Studio album by Pepe Aguilar
- Released: October 18, 2005
- Genre: Regional Mexican
- Label: Sony BMG Norte
- Producer: Pepe Aguilar

Pepe Aguilar chronology
| Mi Historia (2005) | Historias de Mi Tierra (2005) | Enamorado (2006) |

= Historias de Mi Tierra =

Historias de Mi Tierra (Stories of My Land) is a studio album released by Mexican performer Pepe Aguilar.

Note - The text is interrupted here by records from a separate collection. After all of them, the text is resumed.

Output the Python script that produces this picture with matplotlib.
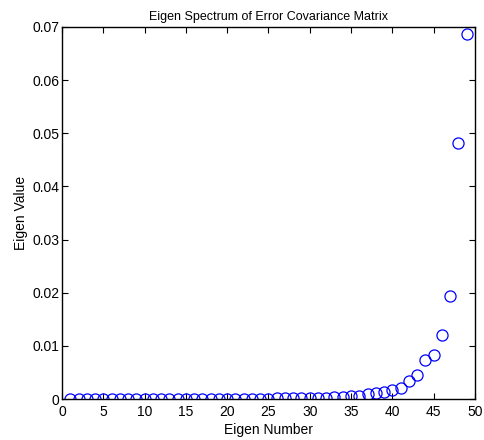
import matplotlib
matplotlib.use("Agg")
import matplotlib.pyplot as plt
import numpy as np

plt.rcParams["font.family"] = ["Liberation Sans", "DejaVu Sans"]

# eigenvalues, sorted ascending
eig_number = np.arange(1, 50)
eig_value = [
    0.00001, 0.00001, 0.00001, 0.00001, 0.00001, 0.00001, 0.00001, 0.00001,
    0.00001, 0.00001, 0.00002, 0.00002, 0.00002, 0.00002, 0.00003, 0.00003,
    0.00003, 0.00004, 0.00004, 0.00005, 0.00005, 0.00006, 0.00007, 0.00008,
    0.00009, 0.00011, 0.00013, 0.00015, 0.00018, 0.0002, 0.00023, 0.00027,
    0.0003, 0.0004, 0.0005, 0.0006, 0.0009, 0.0011, 0.0014, 0.0017,
    0.0020, 0.0034, 0.0045, 0.0073, 0.0082, 0.0120, 0.0193, 0.0482, 0.0687,
]

fig = plt.figure(figsize=(4.85, 4.4), dpi=100)
ax = fig.add_axes([0.128, 0.093, 0.851, 0.846])

ax.plot(eig_number, eig_value, "o", mfc="none", mec="blue", ms=8, mew=0.9)

ax.set_xlim(0, 50)
ax.set_ylim(0, 0.07)
ax.set_xticks(np.arange(0, 51, 5))
ax.set_yticks(np.arange(0, 0.071, 0.01))
ax.set_yticklabels(["0"] + [f"{v:.2f}" for v in np.arange(0.01, 0.071, 0.01)])
ax.tick_params(direction="in", top=True, right=True, labelsize=10, length=4, pad=2)
ax.tick_params(axis="x", pad=4)
for s in ax.spines.values():
    s.set_linewidth(1.0)

ax.set_title("Eigen Spectrum of Error Covariance Matrix", fontsize=9, pad=5)
ax.set_xlabel("Eigen Number", fontsize=10, labelpad=3)
ax.set_ylabel("Eigen Value", fontsize=10, labelpad=3)

fig.savefig("out.png", dpi=100)
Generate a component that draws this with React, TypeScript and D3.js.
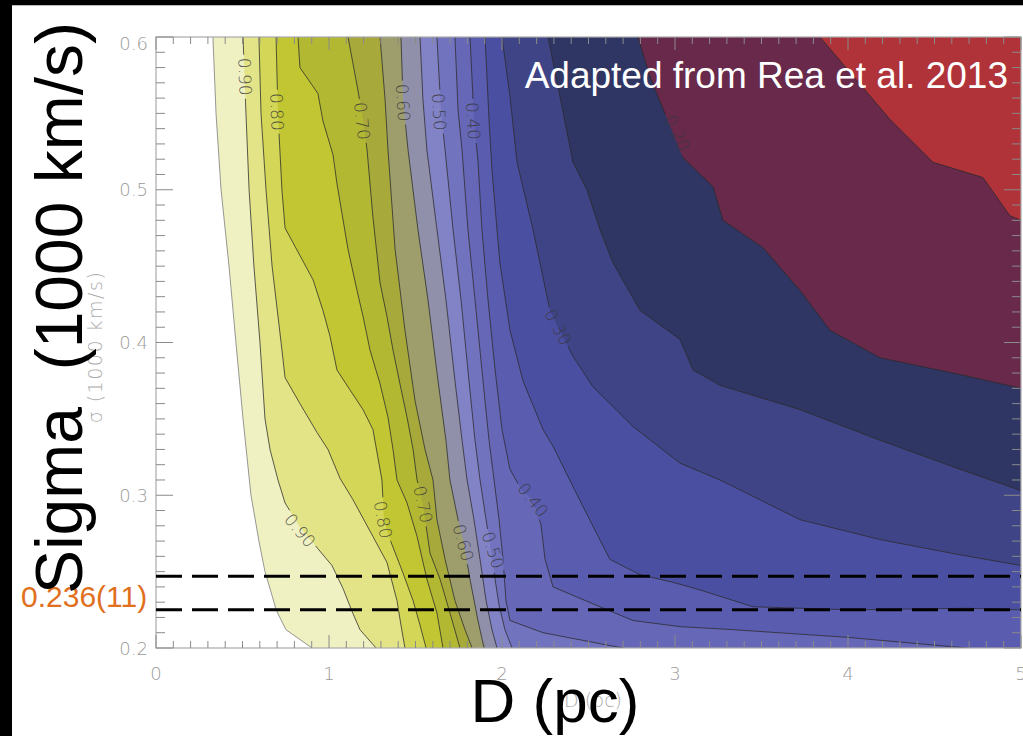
import React from "react";
import * as d3 from "d3";

type P = [number, number];

// axes
const D_DOMAIN: [number, number] = [0, 5];
const SIGMA_DOMAIN: [number, number] = [0.2, 0.6];
const X_TICKS = [0, 1, 2, 3, 4, 5];
const Y_TICKS = [0.2, 0.3, 0.4, 0.5, 0.6];

// measured sigma and its error
const SIGMA_MEASURED = 0.236;
const SIGMA_ERR = 0.011;

// contour levels (values) and colour of the band just below each level
const LEVELS = [0.95, 0.9, 0.85, 0.8, 0.75, 0.7, 0.65, 0.6, 0.55, 0.5, 0.45, 0.4, 0.35, 0.3, 0.25, 0.2, 0.15];
const BAND_COLORS = [
  "#f0f1c3", "#e3e388", "#d3d656", "#c2c632", "#b3b833", "#a7a93a", "#9d9e6c", "#9090aa",
  "#8282c6", "#7273bf", "#6667b7", "#5a5caf", "#4b4fa2", "#3f4486", "#303664", "#68294b", "#b03339",
];

// contour lines [D (pc), sigma (1000 km/s)]
const C095: P[] = [[0.329,0.600],[0.347,0.550],[0.376,0.500],[0.422,0.450],[0.462,0.400],[0.503,0.350],[0.549,0.300],[0.595,0.270],[0.630,0.250],[0.682,0.230],[0.694,0.225],[0.751,0.212],[0.902,0.200]];
const C090: P[] = [[0.503,0.600],[0.520,0.550],[0.538,0.500],[0.566,0.450],[0.601,0.400],[0.630,0.350],[0.659,0.330],[0.705,0.310],[0.746,0.295],[0.832,0.279],[0.936,0.265],[1.017,0.254],[1.081,0.239],[1.133,0.224],[1.179,0.212],[1.272,0.200]];
const C085: P[] = [[0.595,0.600],[0.607,0.550],[0.636,0.500],[0.671,0.450],[0.723,0.400],[0.746,0.377],[0.832,0.360],[0.931,0.341],[0.994,0.330],[1.064,0.311],[1.139,0.297],[1.254,0.273],[1.335,0.256],[1.393,0.231],[1.416,0.215],[1.439,0.200]];
const C080: P[] = [[0.694,0.600],[0.705,0.550],[0.728,0.500],[0.746,0.475],[0.908,0.441],[0.965,0.421],[1.006,0.404],[1.046,0.382],[1.121,0.369],[1.197,0.356],[1.254,0.343],[1.306,0.310],[1.318,0.284],[1.353,0.271],[1.428,0.249],[1.486,0.231],[1.526,0.215],[1.561,0.200]];
const C075: P[] = [[0.821,0.600],[0.832,0.580],[0.936,0.563],[0.965,0.545],[1.023,0.523],[1.046,0.504],[1.110,0.461],[1.162,0.434],[1.197,0.417],[1.237,0.395],[1.295,0.373],[1.341,0.351],[1.370,0.330],[1.393,0.310],[1.451,0.295],[1.509,0.273],[1.566,0.245],[1.624,0.223],[1.659,0.200]];
const C070: P[] = [[1.110,0.600],[1.156,0.572],[1.197,0.546],[1.220,0.526],[1.254,0.482],[1.295,0.439],[1.335,0.417],[1.370,0.395],[1.410,0.373],[1.451,0.351],[1.486,0.330],[1.509,0.310],[1.543,0.294],[1.584,0.262],[1.642,0.245],[1.699,0.223],[1.757,0.200]];
const C065: P[] = [[1.295,0.600],[1.324,0.559],[1.341,0.526],[1.382,0.461],[1.439,0.408],[1.497,0.362],[1.555,0.330],[1.601,0.310],[1.624,0.284],[1.671,0.258],[1.728,0.231],[1.786,0.212],[1.827,0.200]];
const C060: P[] = [[1.416,0.600],[1.428,0.559],[1.457,0.526],[1.514,0.474],[1.572,0.428],[1.630,0.375],[1.676,0.336],[1.699,0.310],[1.746,0.284],[1.775,0.271],[1.815,0.245],[1.861,0.218],[1.896,0.200]];
const C055: P[] = [[1.526,0.600],[1.543,0.559],[1.566,0.526],[1.624,0.474],[1.676,0.428],[1.728,0.375],[1.769,0.336],[1.798,0.310],[1.838,0.284],[1.873,0.258],[1.908,0.231],[1.942,0.212],[1.971,0.200]];
const C050: P[] = [[1.624,0.600],[1.647,0.552],[1.671,0.526],[1.717,0.474],[1.763,0.428],[1.809,0.375],[1.844,0.336],[1.873,0.310],[1.908,0.284],[1.936,0.264],[1.960,0.245],[1.983,0.228],[2.017,0.212],[2.058,0.200]];
const C045: P[] = [[1.728,0.600],[1.746,0.552],[1.769,0.526],[1.803,0.474],[1.844,0.428],[1.890,0.375],[1.925,0.336],[1.954,0.310],[1.983,0.284],[2.006,0.258],[2.023,0.231],[2.046,0.218],[2.237,0.210],[2.699,0.200]];
const C040: P[] = [[1.815,0.600],[1.838,0.546],[1.861,0.519],[1.884,0.474],[1.919,0.428],[1.960,0.382],[2.000,0.343],[2.046,0.317],[2.116,0.303],[2.179,0.297],[2.225,0.281],[2.249,0.258],[2.295,0.240],[2.566,0.227],[2.757,0.218],[3.029,0.214],[3.335,0.212],[3.994,0.207],[4.688,0.200]];
const C035: P[] = [[1.902,0.600],[1.925,0.546],[1.942,0.513],[1.971,0.474],[1.988,0.452],[2.046,0.408],[2.121,0.375],[2.237,0.343],[2.295,0.332],[2.422,0.303],[2.538,0.277],[2.624,0.258],[2.798,0.248],[2.988,0.243],[3.145,0.238],[3.451,0.227],[4.012,0.225],[4.688,0.226],[5.0,0.225]];
const C030: P[] = [[2.000,0.600],[2.046,0.561],[2.087,0.518],[2.179,0.474],[2.277,0.421],[2.324,0.410],[2.410,0.391],[2.526,0.371],[2.757,0.345],[3.029,0.321],[3.260,0.310],[3.723,0.284],[4.185,0.271],[4.647,0.261],[5.0,0.254]];
const C025: P[] = [[2.266,0.600],[2.335,0.561],[2.410,0.518],[2.491,0.500],[2.566,0.474],[2.642,0.452],[2.798,0.421],[3.029,0.402],[3.104,0.382],[3.260,0.372],[3.723,0.356],[4.185,0.336],[4.647,0.317],[5.0,0.303]];
const C020: P[] = [[2.786,0.600],[2.855,0.574],[3.046,0.521],[3.220,0.502],[3.277,0.480],[3.509,0.462],[3.723,0.434],[3.896,0.408],[4.185,0.390],[4.647,0.379],[5.0,0.370]];
const C015: P[] = [[3.838,0.600],[4.243,0.546],[4.491,0.518],[4.780,0.508],[4.936,0.483],[5.0,0.480]];

const CONTOURS: P[][] = [C095, C090, C085, C080, C075, C070, C065, C060, C055, C050, C045, C040, C035, C030, C025, C020, C015];

// contour labels: text, D, sigma, angle (deg)
const LABEL_TEXT = ["0.90", "0.80", "0.70", "0.60", "0.50", "0.40", "0.20", "0.90", "0.80", "0.70", "0.60", "0.50", "0.40", "0.30"];
const LABEL_D = [0.514, 0.699, 1.191, 1.428, 1.636, 1.832, 3.012, 0.832, 1.312, 1.543, 1.775, 1.948, 2.179, 2.324];
const LABEL_SIGMA = [0.574, 0.551, 0.545, 0.557, 0.551, 0.545, 0.537, 0.277, 0.284, 0.294, 0.269, 0.264, 0.297, 0.410];
const LABEL_ANGLE = [88, 88, 84, 86, 86, 86, 65, 50, 80, 78, 75, 72, 52, 62];

const SANS = "'Liberation Sans', Arial, Helvetica, sans-serif";
const THIN = "'DejaVu Sans', 'Liberation Sans', sans-serif";

export default function App() {
  const x = d3.scaleLinear().domain(D_DOMAIN).range([156, 1021]);
  const y = d3.scaleLinear().domain(SIGMA_DOMAIN).range([648, 37]);
  const line = d3.line<P>().x((d) => x(d[0])).y((d) => y(d[1]));

  const region = (pts: P[]): string => {
    const r: P[] = pts.slice();
    const last = r[r.length - 1];
    if (last[0] < D_DOMAIN[1]) r.push([D_DOMAIN[1], SIGMA_DOMAIN[0]]);
    r.push([D_DOMAIN[1], SIGMA_DOMAIN[1]]);
    return (line(r) || "") + "Z";
  };

  const x0 = x(D_DOMAIN[0]), x1 = x(D_DOMAIN[1]);
  const y0 = y(SIGMA_DOMAIN[0]), y1 = y(SIGMA_DOMAIN[1]);

  const xMinor = x.ticks(50);
  const yMinor = y.ticks(40);
  const isMajorX = (v: number) => Math.abs(v - Math.round(v)) < 1e-6;
  const isMajorY = (v: number) => Math.abs(v * 10 - Math.round(v * 10)) < 1e-6;
  const tickColor = "#8a8a8a";

  return (
    <div style={{ position: "fixed", left: 0, top: 0 }}>
      <svg width={1023} height={736} viewBox="0 0 1023 736" style={{ display: "block" }}>
        <defs>
          <clipPath id="plotclip">
            <rect x={x0} y={y1} width={x1 - x0} height={y0 - y1} />
          </clipPath>
          <mask id="labelmask" maskUnits="userSpaceOnUse" x={0} y={0} width={1023} height={736}>
            <rect x={0} y={0} width={1023} height={736} fill="white" />
            {LABEL_TEXT.map((t, i) => (
              <rect
                key={i}
                x={-22}
                y={-7}
                width={44}
                height={14}
                fill="black"
                transform={`translate(${x(LABEL_D[i])},${y(LABEL_SIGMA[i])}) rotate(${LABEL_ANGLE[i]})`}
              />
            ))}
          </mask>
        </defs>

        {/* page background */}
        <rect x={0} y={0} width={1023} height={736} fill="#000" />
        <rect x={12} y={5} width={1011} height={731} fill="#fff" />
        <line x1={12} x2={1023} y1={5.5} y2={5.5} stroke="#bbb" strokeWidth={1} />

        {/* filled contours */}
        <g clipPath="url(#plotclip)">
          <rect x={x0} y={y1} width={x1 - x0} height={y0 - y1} fill="#fff" />
          {CONTOURS.map((pts, i) => (
            <path key={"f" + i} d={region(pts)} fill={BAND_COLORS[i]} stroke="none" />
          ))}
          <g mask="url(#labelmask)">
            {CONTOURS.map((pts, i) => (
              <path
                key={"l" + i}
                d={line(pts) || ""}
                fill="none"
                stroke={i === 0 ? "#777" : "#2a2a2a"}
                strokeWidth={0.9}
                strokeOpacity={0.85}
              />
            ))}
          </g>
          {LABEL_TEXT.map((t, i) => (
            <text
              key={"t" + i}
              transform={`translate(${x(LABEL_D[i])},${y(LABEL_SIGMA[i])}) rotate(${LABEL_ANGLE[i]})`}
              textAnchor="middle"
              dominantBaseline="central"
              fontFamily={THIN}
              fontWeight={200}
              fontSize={17}
              fill="#383838"
              fillOpacity={0.85}
            >
              {t}
            </text>
          ))}
        </g>

        {/* frame */}
        <rect x={x0} y={y1} width={x1 - x0} height={y0 - y1} fill="none" stroke="#aaa" strokeWidth={1.2} />

        {/* x ticks (bottom and top) */}
        {xMinor.map((v, i) => {
          const len = isMajorX(v) ? 13 : 7;
          return (
            <g key={"xt" + i} stroke={tickColor} strokeWidth={1}>
              <line x1={x(v)} x2={x(v)} y1={y0} y2={y0 - len} />
              <line x1={x(v)} x2={x(v)} y1={y1} y2={y1 + len} />
            </g>
          );
        })}
        {/* y ticks (left and right) */}
        {yMinor.map((v, i) => {
          const len = isMajorY(v) ? 17 : 9;
          return (
            <g key={"yt" + i} stroke={tickColor} strokeWidth={1}>
              <line x1={x0} x2={x0 + len} y1={y(v)} y2={y(v)} />
              <line x1={x1} x2={x1 - len} y1={y(v)} y2={y(v)} />
            </g>
          );
        })}

        {/* tick labels */}
        {X_TICKS.map((v) => (
          <text key={"xl" + v} x={x(v)} y={680} textAnchor="middle" fontFamily={THIN} fontWeight={200} fontSize={18} fill="#9a9a9a">
            {String(v)}
          </text>
        ))}
        {Y_TICKS.map((v) => (
          <text
            key={"yl" + v}
            x={148}
            y={y(v) + (v === 0.6 ? 6 : 0)}
            textAnchor="end"
            dominantBaseline="central"
            fontFamily={THIN}
            fontWeight={200}
            fontSize={18}
            fill="#9a9a9a"
          >
            {v.toFixed(1)}
          </text>
        ))}

        {/* small original axis titles */}
        <text x={593} y={707} textAnchor="middle" fontFamily={THIN} fontWeight={200} fontSize={19} fill="#aaa">
          D (pc)
        </text>
        <text
          transform={`translate(102,347) rotate(-90)`}
          textAnchor="middle"
          fontFamily={THIN}
          fontWeight={200}
          fontSize={19}
          fill="#aaa"
          letterSpacing={1.5}
        >
          σ (1000 km/s)
        </text>

        {/* measured sigma band */}
        {[SIGMA_MEASURED + SIGMA_ERR, SIGMA_MEASURED - SIGMA_ERR].map((s, i) => (
          <line
            key={"dl" + i}
            x1={x0}
            x2={x1}
            y1={y(s)}
            y2={y(s)}
            stroke="#000"
            strokeWidth={3}
            strokeDasharray="26 10"
          />
        ))}
        <text x={21} y={607} fontFamily={SANS} fontSize={30} fill="#e0701e">
          {`${SIGMA_MEASURED}(${Math.round(SIGMA_ERR * 1000)})`}
        </text>

        {/* big overlay titles */}
        <text
          transform={`translate(82,308) rotate(-90)`}
          textAnchor="middle"
          fontFamily={SANS}
          fontSize={66}
          fill="#000"
          style={{ whiteSpace: "pre" }}
        >
          {"Sigma  (1000 km/s)"}
        </text>
        <text x={555} y={722} textAnchor="middle" fontFamily={SANS} fontSize={62} fill="#000">
          D (pc)
        </text>
        <text x={1008} y={88} textAnchor="end" fontFamily={SANS} fontSize={37} fill="#fff">
          Adapted from Rea et al. 2013
        </text>
      </svg>
    </div>
  );
}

It was released in October 18, 2005 by Sony BMG. Aguilar was awarded the Best Mexican/Mexican-American Album at the 49th Grammy Awards and Best Ranchero Album at the Latin Grammy Awards of 2006.

==Track listing==

| No. | Title | Writer(s) | Length |
|---|---|---|---|
| 1. | "Dos Amigos" | Benjamín Sánchez Motal | 3:17 |
| 2. | "Corrido de Chihuahua" | Felipe Bermejo, Pedro DeLille | 3:12 |
| 3. | "El Federal de Caminos" | Reynaldo Martínez Ledezma | 2:46 |
| 4. | "El Cachanilla (Puro Cachanilla)" | Antonio Valdez Herrera | 3:37 |
| 5. | "El Perro Negro" | José Alfredo Jiménez | 3:05 |
| 6. | "Bohemio de Afición" | Martín Urieta | 3:24 |
| 7. | "Corrido de Manuel Juárez" | Joan Sebastian | 4:37 |
| 8. | "El Corrido de Monterrey" | Severiano Briseño | 3:20 |
| 9. | "El Siete de Copas" | José Luis De La Cruz, Ricardo Garibay | 3:29 |
| 10. | "Maquina 501" | Fernando Charro Avitia | 3:01 |

==Chart performance==

| Chart (2005) | Peak position |
|---|---|
| US Billboard Top Latin Albums | 37 |
| US Billboard Regional Mexican Albums | 14 |

==Sales and certifications==

| Region | Certification | Certified units/sales |
| Mexico (AMPROFON) | Gold | 50,000^{^} |
^{^} Shipments figures based on certification alone.